::: Provided material

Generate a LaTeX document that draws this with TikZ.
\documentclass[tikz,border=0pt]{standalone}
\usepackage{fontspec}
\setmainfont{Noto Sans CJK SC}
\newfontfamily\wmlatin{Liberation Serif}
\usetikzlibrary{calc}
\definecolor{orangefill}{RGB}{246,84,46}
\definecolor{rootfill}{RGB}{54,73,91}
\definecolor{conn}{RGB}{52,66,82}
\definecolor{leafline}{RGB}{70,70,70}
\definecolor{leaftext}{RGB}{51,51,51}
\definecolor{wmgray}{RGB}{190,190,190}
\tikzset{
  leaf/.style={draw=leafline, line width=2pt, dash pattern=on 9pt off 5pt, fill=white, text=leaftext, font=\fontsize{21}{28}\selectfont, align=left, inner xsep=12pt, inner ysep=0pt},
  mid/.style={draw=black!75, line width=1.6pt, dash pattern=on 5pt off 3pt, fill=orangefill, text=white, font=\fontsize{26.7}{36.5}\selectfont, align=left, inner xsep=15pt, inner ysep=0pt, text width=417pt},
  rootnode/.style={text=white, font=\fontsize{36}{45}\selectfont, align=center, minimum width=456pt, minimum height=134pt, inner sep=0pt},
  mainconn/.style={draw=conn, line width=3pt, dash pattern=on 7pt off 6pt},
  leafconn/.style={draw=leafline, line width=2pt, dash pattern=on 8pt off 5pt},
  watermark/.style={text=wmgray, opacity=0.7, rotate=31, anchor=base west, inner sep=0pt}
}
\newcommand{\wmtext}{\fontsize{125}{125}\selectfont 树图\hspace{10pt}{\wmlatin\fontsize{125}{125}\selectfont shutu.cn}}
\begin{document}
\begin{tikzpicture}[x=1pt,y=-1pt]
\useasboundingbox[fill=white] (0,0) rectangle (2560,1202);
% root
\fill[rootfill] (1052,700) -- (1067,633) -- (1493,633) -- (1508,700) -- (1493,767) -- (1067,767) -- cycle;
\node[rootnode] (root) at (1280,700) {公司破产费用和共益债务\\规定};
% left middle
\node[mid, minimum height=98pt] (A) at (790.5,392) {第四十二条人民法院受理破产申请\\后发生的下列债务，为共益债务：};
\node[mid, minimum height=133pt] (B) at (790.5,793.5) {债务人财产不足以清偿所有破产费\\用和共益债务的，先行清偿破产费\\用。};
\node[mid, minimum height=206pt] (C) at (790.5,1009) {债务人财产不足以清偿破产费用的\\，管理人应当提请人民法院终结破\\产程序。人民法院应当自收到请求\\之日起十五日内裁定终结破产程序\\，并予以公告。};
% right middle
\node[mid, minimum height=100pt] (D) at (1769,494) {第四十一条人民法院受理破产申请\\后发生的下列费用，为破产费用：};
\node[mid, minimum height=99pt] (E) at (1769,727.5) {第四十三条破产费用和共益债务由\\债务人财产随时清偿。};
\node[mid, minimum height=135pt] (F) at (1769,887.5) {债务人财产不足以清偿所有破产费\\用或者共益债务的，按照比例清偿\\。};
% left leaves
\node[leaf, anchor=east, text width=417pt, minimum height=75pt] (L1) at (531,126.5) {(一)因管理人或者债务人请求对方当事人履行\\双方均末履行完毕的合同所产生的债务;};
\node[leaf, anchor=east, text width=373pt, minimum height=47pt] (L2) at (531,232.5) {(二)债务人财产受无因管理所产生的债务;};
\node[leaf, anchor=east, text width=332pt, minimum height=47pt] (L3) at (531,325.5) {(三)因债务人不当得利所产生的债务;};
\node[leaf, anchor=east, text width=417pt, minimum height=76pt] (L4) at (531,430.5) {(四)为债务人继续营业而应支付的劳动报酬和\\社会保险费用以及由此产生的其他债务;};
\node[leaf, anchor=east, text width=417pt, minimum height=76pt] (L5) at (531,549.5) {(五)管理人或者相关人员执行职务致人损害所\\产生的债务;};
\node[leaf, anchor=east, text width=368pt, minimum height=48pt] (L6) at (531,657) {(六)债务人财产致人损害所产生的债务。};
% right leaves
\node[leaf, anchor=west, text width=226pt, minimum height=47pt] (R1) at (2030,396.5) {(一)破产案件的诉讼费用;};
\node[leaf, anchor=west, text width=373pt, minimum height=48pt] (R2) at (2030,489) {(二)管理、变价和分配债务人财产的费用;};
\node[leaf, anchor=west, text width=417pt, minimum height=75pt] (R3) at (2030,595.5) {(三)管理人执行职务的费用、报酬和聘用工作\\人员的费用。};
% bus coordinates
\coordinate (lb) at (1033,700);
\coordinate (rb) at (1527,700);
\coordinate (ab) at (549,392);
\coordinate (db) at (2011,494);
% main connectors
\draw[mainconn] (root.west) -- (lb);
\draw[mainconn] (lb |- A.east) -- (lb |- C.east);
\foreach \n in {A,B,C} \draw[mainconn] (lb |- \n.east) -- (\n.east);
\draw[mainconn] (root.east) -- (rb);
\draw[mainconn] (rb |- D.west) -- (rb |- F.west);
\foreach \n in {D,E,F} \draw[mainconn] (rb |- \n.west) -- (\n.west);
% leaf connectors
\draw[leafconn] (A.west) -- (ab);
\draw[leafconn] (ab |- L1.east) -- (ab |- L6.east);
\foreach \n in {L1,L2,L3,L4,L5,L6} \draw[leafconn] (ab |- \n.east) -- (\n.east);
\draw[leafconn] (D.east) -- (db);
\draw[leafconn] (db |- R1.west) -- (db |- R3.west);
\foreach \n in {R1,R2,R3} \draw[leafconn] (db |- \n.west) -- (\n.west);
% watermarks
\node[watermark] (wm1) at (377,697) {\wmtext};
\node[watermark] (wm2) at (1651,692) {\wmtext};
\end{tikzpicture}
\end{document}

::::::

__To be done__. Your task is to transcribe the listing above in full, exactly as given.

__Task solution__.
Generate a LaTeX document that draws this with TikZ.
\documentclass[tikz,border=0pt]{standalone}
\usepackage{fontspec}
\setmainfont{Noto Sans CJK SC}
\newfontfamily\wmlatin{Liberation Serif}
\usetikzlibrary{calc}
\definecolor{orangefill}{RGB}{246,84,46}
\definecolor{rootfill}{RGB}{54,73,91}
\definecolor{conn}{RGB}{52,66,82}
\definecolor{leafline}{RGB}{70,70,70}
\definecolor{leaftext}{RGB}{51,51,51}
\definecolor{wmgray}{RGB}{190,190,190}
\tikzset{
  leaf/.style={draw=leafline, line width=2pt, dash pattern=on 9pt off 5pt, fill=white, text=leaftext, font=\fontsize{21}{28}\selectfont, align=left, inner xsep=12pt, inner ysep=0pt},
  mid/.style={draw=black!75, line width=1.6pt, dash pattern=on 5pt off 3pt, fill=orangefill, text=white, font=\fontsize{26.7}{36.5}\selectfont, align=left, inner xsep=15pt, inner ysep=0pt, text width=417pt},
  rootnode/.style={text=white, font=\fontsize{36}{45}\selectfont, align=center, minimum width=456pt, minimum height=134pt, inner sep=0pt},
  mainconn/.style={draw=conn, line width=3pt, dash pattern=on 7pt off 6pt},
  leafconn/.style={draw=leafline, line width=2pt, dash pattern=on 8pt off 5pt},
  watermark/.style={text=wmgray, opacity=0.7, rotate=31, anchor=base west, inner sep=0pt}
}
\newcommand{\wmtext}{\fontsize{125}{125}\selectfont 树图\hspace{10pt}{\wmlatin\fontsize{125}{125}\selectfont shutu.cn}}
\begin{document}
\begin{tikzpicture}[x=1pt,y=-1pt]
\useasboundingbox[fill=white] (0,0) rectangle (2560,1202);
% root
\fill[rootfill] (1052,700) -- (1067,633) -- (1493,633) -- (1508,700) -- (1493,767) -- (1067,767) -- cycle;
\node[rootnode] (root) at (1280,700) {公司破产费用和共益债务\\规定};
% left middle
\node[mid, minimum height=98pt] (A) at (790.5,392) {第四十二条人民法院受理破产申请\\后发生的下列债务，为共益债务：};
\node[mid, minimum height=133pt] (B) at (790.5,793.5) {债务人财产不足以清偿所有破产费\\用和共益债务的，先行清偿破产费\\用。};
\node[mid, minimum height=206pt] (C) at (790.5,1009) {债务人财产不足以清偿破产费用的\\，管理人应当提请人民法院终结破\\产程序。人民法院应当自收到请求\\之日起十五日内裁定终结破产程序\\，并予以公告。};
% right middle
\node[mid, minimum height=100pt] (D) at (1769,494) {第四十一条人民法院受理破产申请\\后发生的下列费用，为破产费用：};
\node[mid, minimum height=99pt] (E) at (1769,727.5) {第四十三条破产费用和共益债务由\\债务人财产随时清偿。};
\node[mid, minimum height=135pt] (F) at (1769,887.5) {债务人财产不足以清偿所有破产费\\用或者共益债务的，按照比例清偿\\。};
% left leaves
\node[leaf, anchor=east, text width=417pt, minimum height=75pt] (L1) at (531,126.5) {(一)因管理人或者债务人请求对方当事人履行\\双方均末履行完毕的合同所产生的债务;};
\node[leaf, anchor=east, text width=373pt, minimum height=47pt] (L2) at (531,232.5) {(二)债务人财产受无因管理所产生的债务;};
\node[leaf, anchor=east, text width=332pt, minimum height=47pt] (L3) at (531,325.5) {(三)因债务人不当得利所产生的债务;};
\node[leaf, anchor=east, text width=417pt, minimum height=76pt] (L4) at (531,430.5) {(四)为债务人继续营业而应支付的劳动报酬和\\社会保险费用以及由此产生的其他债务;};
\node[leaf, anchor=east, text width=417pt, minimum height=76pt] (L5) at (531,549.5) {(五)管理人或者相关人员执行职务致人损害所\\产生的债务;};
\node[leaf, anchor=east, text width=368pt, minimum height=48pt] (L6) at (531,657) {(六)债务人财产致人损害所产生的债务。};
% right leaves
\node[leaf, anchor=west, text width=226pt, minimum height=47pt] (R1) at (2030,396.5) {(一)破产案件的诉讼费用;};
\node[leaf, anchor=west, text width=373pt, minimum height=48pt] (R2) at (2030,489) {(二)管理、变价和分配债务人财产的费用;};
\node[leaf, anchor=west, text width=417pt, minimum height=75pt] (R3) at (2030,595.5) {(三)管理人执行职务的费用、报酬和聘用工作\\人员的费用。};
% bus coordinates
\coordinate (lb) at (1033,700);
\coordinate (rb) at (1527,700);
\coordinate (ab) at (549,392);
\coordinate (db) at (2011,494);
% main connectors
\draw[mainconn] (root.west) -- (lb);
\draw[mainconn] (lb |- A.east) -- (lb |- C.east);
\foreach \n in {A,B,C} \draw[mainconn] (lb |- \n.east) -- (\n.east);
\draw[mainconn] (root.east) -- (rb);
\draw[mainconn] (rb |- D.west) -- (rb |- F.west);
\foreach \n in {D,E,F} \draw[mainconn] (rb |- \n.west) -- (\n.west);
% leaf connectors
\draw[leafconn] (A.west) -- (ab);
\draw[leafconn] (ab |- L1.east) -- (ab |- L6.east);
\foreach \n in {L1,L2,L3,L4,L5,L6} \draw[leafconn] (ab |- \n.east) -- (\n.east);
\draw[leafconn] (D.east) -- (db);
\draw[leafconn] (db |- R1.west) -- (db |- R3.west);
\foreach \n in {R1,R2,R3} \draw[leafconn] (db |- \n.west) -- (\n.west);
% watermarks
\node[watermark] (wm1) at (377,697) {\wmtext};
\node[watermark] (wm2) at (1651,692) {\wmtext};
\end{tikzpicture}
\end{document}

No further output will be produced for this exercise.